No PS5 base, Cronos apresenta um desempenho estável, com taxa de quadros consistente e ausência de pop-in, mesmo nos cenários mais densos. Em momentos de combate mais intenso, há quedas discretas de framerate, mas nada que comprometa a experiência. Em termos de performance, Cronos entrega uma experiência sólida na maioria das plataformas. Testes mostram que o jogo mantém taxas estáveis de 60fps em consoles de nova geração e PCs intermediários, com tempos de carregamento quase instantâneos.

A direção de som merece destaque: a trilha sonora é sutil, quase imperceptível em certos trechos, reforçando a atmosfera opressiva do jogo. Em momentos de descoberta ou tensão, a música age como um vetor emocional eficaz sem se tornar invasiva. Os efeitos sonoros dos inimigos contribuem para um ambiente auditivo desconfortável e eficiente. Faz muito bem o dever de casa.

Como enfatizado, o ritmo é deliberadamente lento. O jogo exige atenção e paciência. Checkpoints são espaçados e, ao contrário de muitos jogos de terror modernos que apostam no susto, Cronos foca em uma tensão constante que cresce conforme a escassez de recursos e a incerteza das escolhas feitas pelo jogador.

A estrutura da campanha se baseia na exploração sequencial de zonas interconectadas, com progressão obtida a partir de chaves, upgrades e conhecimento de layout. Há uma lógica de “metroidvania minimalista”, onde revisitar certas áreas com novos recursos permite acessar seções anteriormente bloqueadas.

É inevitável as comparações com jogos do gênero, como Scorn, Returnal, Signalis, Silent Hill e Tormented Souls. Em comum, Cronos compartilha com esses títulos a construção atmosférica e o foco na fragmentação narrativa, mas opta por um gameplay mais comedido, onde a exploração e o posicionamento importam tanto quanto o combate em si. Também há paralelos traçados com Death Stranding, especialmente pelo modo como o jogo integra a travessia espacial como parte da experiência emocional e filosófica da jornada.

Cronos: The New Dawn não reinventa o gênero survival horror, mas o executa com precisão e um grau elevado de coesão entre tema, mecânica e ambientação. Suas principais qualidades residem na tensão atmosférica constante, na escassez real de recursos, e na forma como obriga o jogador a internalizar um estilo de jogo cuidadoso, metódico e muitas vezes impiedoso.

Não é um jogo de terror casual. Seu ritmo lento, sua economia agressiva de recursos e suas mecânicas de combate punitivas o afastam de públicos que buscam ação constante ou conforto narrativo mastigadinho.

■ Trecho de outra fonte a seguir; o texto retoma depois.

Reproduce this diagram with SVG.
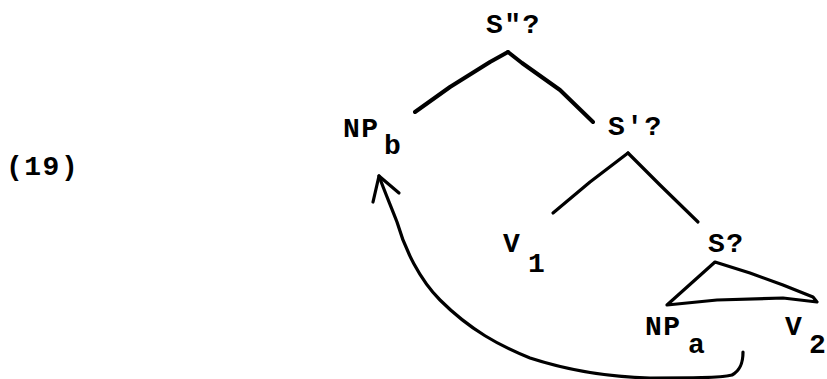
<svg xmlns="http://www.w3.org/2000/svg" width="827" height="379" viewBox="0 0 827 379">
<style>
text{font-family:"Liberation Mono","DejaVu Sans Mono",monospace;font-size:28px;font-weight:bold;fill:#000;letter-spacing:1.5px}
.e{fill:none;stroke:#000;stroke-width:3.2;stroke-linecap:round;stroke-linejoin:round}
.t{stroke-width:4}
</style>
<rect width="827" height="379" fill="#fff"/>
<g id="label19"><text x="6" y="175">(19)</text></g>
<g id="Sdd"><text x="486" y="33">S"?</text></g>
<g id="NPb"><text x="343" y="137">NP</text><text x="384" y="154">b</text></g>
<g id="Sd"><text x="608" y="135">S'?</text></g>
<g id="V1"><text x="503" y="252">V</text><text x="528" y="272">1</text></g>
<g id="S"><text x="708" y="252">S?</text></g>
<g id="NPa"><text x="645" y="335">NP</text><text x="688" y="353">a</text></g>
<g id="V2"><text x="785" y="335">V</text><text x="809" y="353">2</text></g>
<g id="connectors">
<polyline class="e t" points="415,112 450,87 490,62 508,52"/>
<polyline class="e t" points="508,52 522,63 560,90 593,122"/>
<polyline class="e" points="553,213 590,182 628,153"/>
<polyline class="e" points="628,153 660,185 698,222"/>
<path class="e" d="M667,305 L715,262 L750,273 L783,285 L813,297 L817,302 L783,298 L717,300 Z"/>
<path class="e" d="M743,352 C743,362 741,370 732,375 C720,378 690,378 650,378 C610,377 570,371 530,358 C500,346 470,330 440,300 C420,280 405,250 397,222 C390,204 384,190 379,176"/>
<polyline class="e" points="373,202 379,176 399,193"/>
</g>
</svg>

Mas, para os que valorizam atmosferas densas, decisões morais ambíguas e desafios rigorosos, Cronos é uma das experiências mais sólidas do ano. A grande força de Cronos é a recusa da catarse. Nada aqui é épico, absolutamente nada recompensa e seu final reforça isso com uma escolha que não altera o destino, mas apenas confirma o caráter da protagonista, terminando assim como começa: com um gesto funcional, sem honra, sem glória, contando apenas com continuidade. E isso é bom.